> [Problem description]: Copy the first line of the material below and every later line through the line containing "from matplotlib.ticker import", without any other output.

> [Provided material]:

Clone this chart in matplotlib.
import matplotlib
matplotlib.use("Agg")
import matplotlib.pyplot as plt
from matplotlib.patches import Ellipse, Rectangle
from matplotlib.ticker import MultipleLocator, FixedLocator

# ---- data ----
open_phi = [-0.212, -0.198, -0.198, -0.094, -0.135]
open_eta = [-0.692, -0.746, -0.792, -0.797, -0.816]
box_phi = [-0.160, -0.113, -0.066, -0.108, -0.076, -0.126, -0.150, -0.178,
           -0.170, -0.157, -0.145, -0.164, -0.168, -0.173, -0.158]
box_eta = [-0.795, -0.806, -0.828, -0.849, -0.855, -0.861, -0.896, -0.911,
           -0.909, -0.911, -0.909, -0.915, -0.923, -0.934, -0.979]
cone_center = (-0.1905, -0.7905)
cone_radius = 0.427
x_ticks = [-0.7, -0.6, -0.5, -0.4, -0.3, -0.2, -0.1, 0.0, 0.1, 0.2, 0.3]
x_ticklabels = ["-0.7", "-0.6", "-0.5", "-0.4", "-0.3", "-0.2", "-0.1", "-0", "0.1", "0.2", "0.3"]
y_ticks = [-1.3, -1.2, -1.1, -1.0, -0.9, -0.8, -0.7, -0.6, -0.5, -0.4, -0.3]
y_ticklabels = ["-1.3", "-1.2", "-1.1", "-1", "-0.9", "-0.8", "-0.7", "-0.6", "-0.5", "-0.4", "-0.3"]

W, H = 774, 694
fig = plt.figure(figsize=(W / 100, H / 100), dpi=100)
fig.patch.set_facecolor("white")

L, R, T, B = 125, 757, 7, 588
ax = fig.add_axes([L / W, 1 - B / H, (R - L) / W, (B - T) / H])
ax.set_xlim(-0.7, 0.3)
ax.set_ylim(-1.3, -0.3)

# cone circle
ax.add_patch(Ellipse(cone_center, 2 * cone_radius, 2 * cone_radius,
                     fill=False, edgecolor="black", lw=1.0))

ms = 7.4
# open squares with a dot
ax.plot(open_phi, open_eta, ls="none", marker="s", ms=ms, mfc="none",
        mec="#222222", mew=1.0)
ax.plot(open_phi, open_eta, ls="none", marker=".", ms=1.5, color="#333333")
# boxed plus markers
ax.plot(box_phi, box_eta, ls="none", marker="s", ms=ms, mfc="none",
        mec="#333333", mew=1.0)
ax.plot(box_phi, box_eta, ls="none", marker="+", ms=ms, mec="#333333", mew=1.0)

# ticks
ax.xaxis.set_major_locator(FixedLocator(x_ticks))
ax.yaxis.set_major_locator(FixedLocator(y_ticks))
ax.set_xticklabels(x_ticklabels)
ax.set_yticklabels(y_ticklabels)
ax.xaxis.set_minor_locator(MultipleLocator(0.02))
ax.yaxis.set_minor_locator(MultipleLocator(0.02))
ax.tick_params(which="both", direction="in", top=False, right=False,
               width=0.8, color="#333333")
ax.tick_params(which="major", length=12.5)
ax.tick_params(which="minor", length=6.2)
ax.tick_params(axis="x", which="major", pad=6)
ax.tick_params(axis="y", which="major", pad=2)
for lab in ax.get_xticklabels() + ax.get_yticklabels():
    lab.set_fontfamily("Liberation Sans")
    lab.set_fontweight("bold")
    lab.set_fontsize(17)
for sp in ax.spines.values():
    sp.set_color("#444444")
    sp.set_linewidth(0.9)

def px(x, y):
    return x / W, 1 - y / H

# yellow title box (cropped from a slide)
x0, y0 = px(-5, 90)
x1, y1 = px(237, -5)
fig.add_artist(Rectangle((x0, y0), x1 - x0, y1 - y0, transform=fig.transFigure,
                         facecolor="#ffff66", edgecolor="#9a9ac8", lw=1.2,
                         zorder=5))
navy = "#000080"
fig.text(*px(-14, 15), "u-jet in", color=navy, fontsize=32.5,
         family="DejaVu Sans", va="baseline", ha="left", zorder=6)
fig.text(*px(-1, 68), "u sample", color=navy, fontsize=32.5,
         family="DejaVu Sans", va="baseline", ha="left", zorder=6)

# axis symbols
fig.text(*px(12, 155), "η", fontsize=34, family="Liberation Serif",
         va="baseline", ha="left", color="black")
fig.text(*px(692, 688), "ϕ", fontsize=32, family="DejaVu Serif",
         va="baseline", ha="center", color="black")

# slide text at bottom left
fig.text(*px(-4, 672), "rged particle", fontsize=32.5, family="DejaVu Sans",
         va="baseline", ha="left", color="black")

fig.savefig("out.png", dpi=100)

> [Response below]:
Clone this chart in matplotlib.
import matplotlib
matplotlib.use("Agg")
import matplotlib.pyplot as plt
from matplotlib.patches import Ellipse, Rectangle
from matplotlib.ticker import MultipleLocator, FixedLocator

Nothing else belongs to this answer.